Individual study: Value of selectively cut deciduous forest for understory herb conservation: an experimental assessment
Reader R. & Bricker B. (1992) Value of selectively cut deciduous forest for understory herb conservation: an experimental assessment. Forest Ecology and Management, 51, 317-327
This study is summarised as evidence for the intervention(s) shown on the right. The icon shows which synopsis it is relevant to.

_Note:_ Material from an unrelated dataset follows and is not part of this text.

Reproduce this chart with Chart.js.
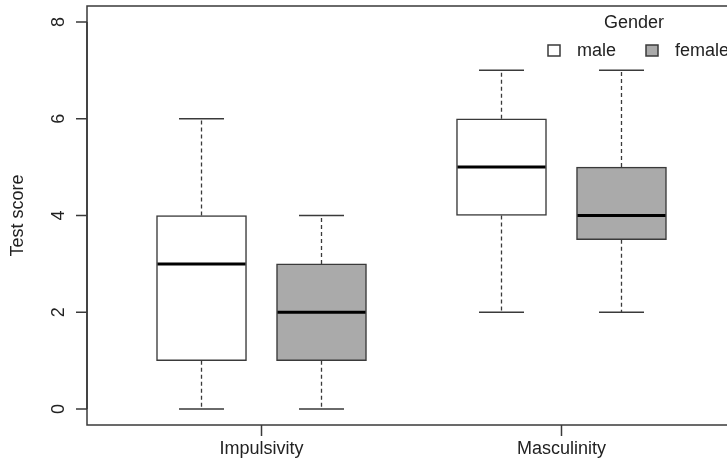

Thin trees within forests: effects on understory plants
A replicated, controlled study in 1985-1988 in boreal forest in Ontario, Canada (Reader & Bricker 1992) found that thinninging decreased the number of herbaceous species and the frequency of occurrence of each species. In large plots (0.05 and 0.2 ha), the percentage of herbaceous species that decreased in frequency was higher in uncut (34%-36%) than in 33% tree removal (16-18%) and 66% tree removal plots(18-21%). In contrast, in small plots (0.1 ha), figures were higher in uncut (37%) and 33% tree removal plots (36%) than 66% tree removal plots (12%). The percentage of herbaceous species lost was similar between treatments (uncut: 9-13%; 33% removal: 4-12%; 66% removal: 8-12%). Three plots (0.01, 0.05 and 0.20 ha) of each treatment were replicated five times: uncut, 33% tree removal and 66% tree removal (0%, 33%, and 66% of basal area removed). Treatments were applied in 1985-1986. Data were collected two years after treatments.